CHILDREN’S HOUR A slew of high-profile kids’ tapes hit shelves this month and next — including Disney’s made-for-video Pocahontas sequel, straight-to-tape Teletubbies cassettes, a Scooby-Doo video feature, and Disney’s first venture with leading Japanese animator Hayao Miyazaki, Kiki’s Delivery Service, the English-language version of which features the voices of Kirsten Dunst and Phil Hartman. ”Video consumption picks up dramatically after summer vacation,” Disney senior VP of marketing Bob Chapek notes, a truth increasingly driven by back-to-school buying at groceries and mega-marts.
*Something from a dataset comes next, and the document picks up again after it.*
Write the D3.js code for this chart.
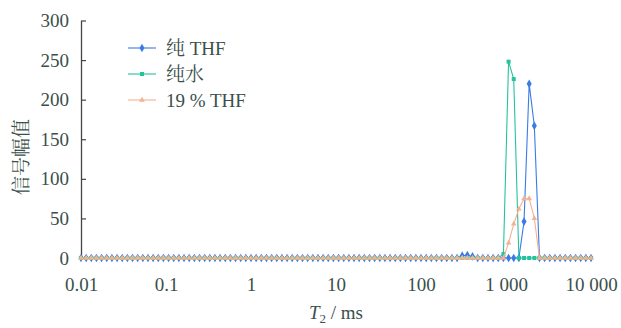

Besides, says Columbia TriStar exec VP Paul Culberg, ”if you wait until Thanksgiving, you’re fighting with Armageddon.” — TP

JFK ON VHS Straight-to-video tapes often horrify critics, but it’s rare when one sparks condemnation. MPI’s Image of an Assassination: A New Look at the Zapruder Film was provoking ire even as it broke onto the VideoScan sales chart at No. 40. A Boston Globe editorial called the film of John F. Kennedy’s assassination ”so powerfully clear in the national consciousness that any attempt to ‘digitally enhance’ it is ludicrous.” Arizona Republic columnist E.J. Montini said it more succinctly: ”If you buy one, you are a pig.” Second-week sales figures are expected to rise.